Unsurprisingly, opinions among Democrats and Republicans in this poll were polarized, but Trump enjoyed a notable job approval advantage among independent voters. That's concerning for Democrats since, according to exit polling, independents broke for Biden 54 percent to 41 percent in 2020. So while downballot Democrats haven't seemed to suffer from Biden's low approval ratings in contests since he took office, with the president back on the ballot, they'll surely be looking to remind that critical group of independent voters how they felt about Trump four years ago.
—Tia Yang
Earlier this month, the men's basketball team at Dartmouth College voted to join a union, becoming the first university sports team to do so in the U.S. In an AP-NORC poll conducted the week before the vote took place, 55 percent of respondents said they did not think college athletes should be allowed to form a union, while 42 percent said they should be allowed to.
But a YouGov poll a week after the vote painted a more complicated picture.

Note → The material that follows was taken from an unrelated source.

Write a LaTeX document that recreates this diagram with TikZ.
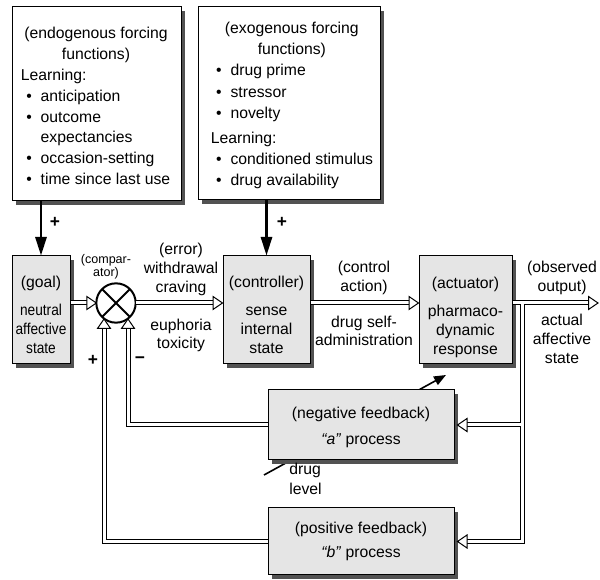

The same share of respondents, 42 percent, said that they supported allowing college athletes to unionize. But a much smaller share was opposed: just 26 percent. However, in the YouGov poll, a third of respondents said they weren't sure, whereas in the AP-NORC poll, only 1 percent said so. Differences in methodology probably explain much of the discrepancy between the polls' levels of opposition, but it's also possible that the public softened its opposition to unionization after hearing about the Dartmouth team.
The team's fight to unionize isn't over yet, though: After the vote took place, Dartmouth's Board of Trustees asked the National Labor Relations Board to nullify the results, teeing up what could be a drawn-out legal battle.
—Cooper Burton
CORRECTION (March 22, 2024, 12:15 p.m.): A previous version of this article referred to a poll by the Kaiser Family Foundation. The article has been updated to reflect the organization's new name, KFF.